How to Talk to People with Chronic Illnesses
by Richard Mansel
People don’t know how to handle things that are different from their own life experiences. They may treat such things with dismissal or derision. However, neither are healthy alternatives when dealing with the human heart.
People with chronic illnesses battle obstacles on a daily basis. Obviously, their health captivates much of their attention and energy. They simply want to be normal. Yet, they usually find themselves alone in a crowded room.
However, a healthy person may see such constant focus as unseemly. The more sympathetic may be embarrassed or uncomfortable. They don’t know what to say or do, and they just wish the situation would go away.
How can we talk to people with chronic illnesses? Initially, let’s see what we must never do.
1. Never belittle their condition.
2. Never compare yourself to them.
3. Never treat them with silence.
People with health problems are by definition, isolated. The healthy are on the move and the sick stay behind.
Everyone wants to be respected and to be seen as having inherent worth. They didn’t ask for their problems and therefore shouldn’t be punished for them any more than they already have.
Respect that they have their condition, and that they’re still the same person. Who they are and what they have are two separate things. If they could get rid of it, they would.
Never compare your situation with theirs. One has nothing to do with the other.
Even within a group of people who suffer from the same condition, there are differences. So, how would it even be sane for a healthy person to think that they can compare themselves to someone who isn’t?

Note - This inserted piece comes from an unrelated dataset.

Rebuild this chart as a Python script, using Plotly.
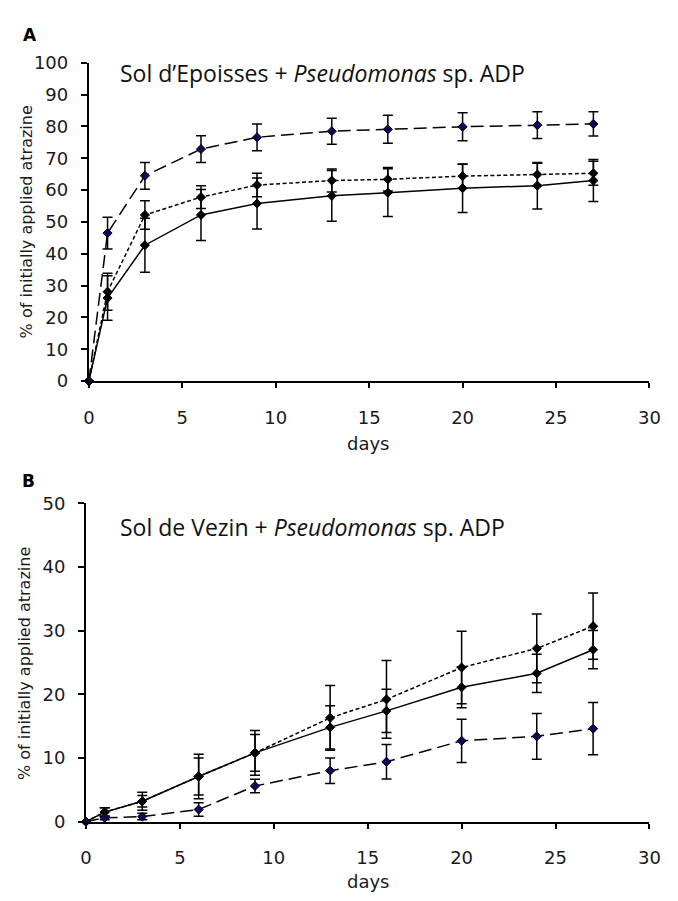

For those who are naturally isolated and looked down upon, they have the persistent temptation to feel inferior, and to see themselves as a bother to everyone.
So when they say something about their health, this is always a backdrop. How can someone who faces a problem every waking minute, not have it enter their conversations? That would be against every human impulse.
Most chronic pain people don’t want pity. If someone loses a leg, their associates feel uncomfortable, but they accept it and work around the problem.
Yet, when this disability is internal, they don’t find the same kind of respect. It’s like the problems we can’t see are somehow wrong.
Sick people have their suspicions about what others are thinking about them. Silence is a void that will be filled and likely not in a healthy manner.
The better option would be to express kindness and respect. If we care about a person and their health is a persistent issue in their life, we should accept it as a matter of course. Allow them to bring their true reality out into the open without the guilt.
In summary, be fair, loving and supportive. Don’t allow fear to prevent your good heart from showing what it can do!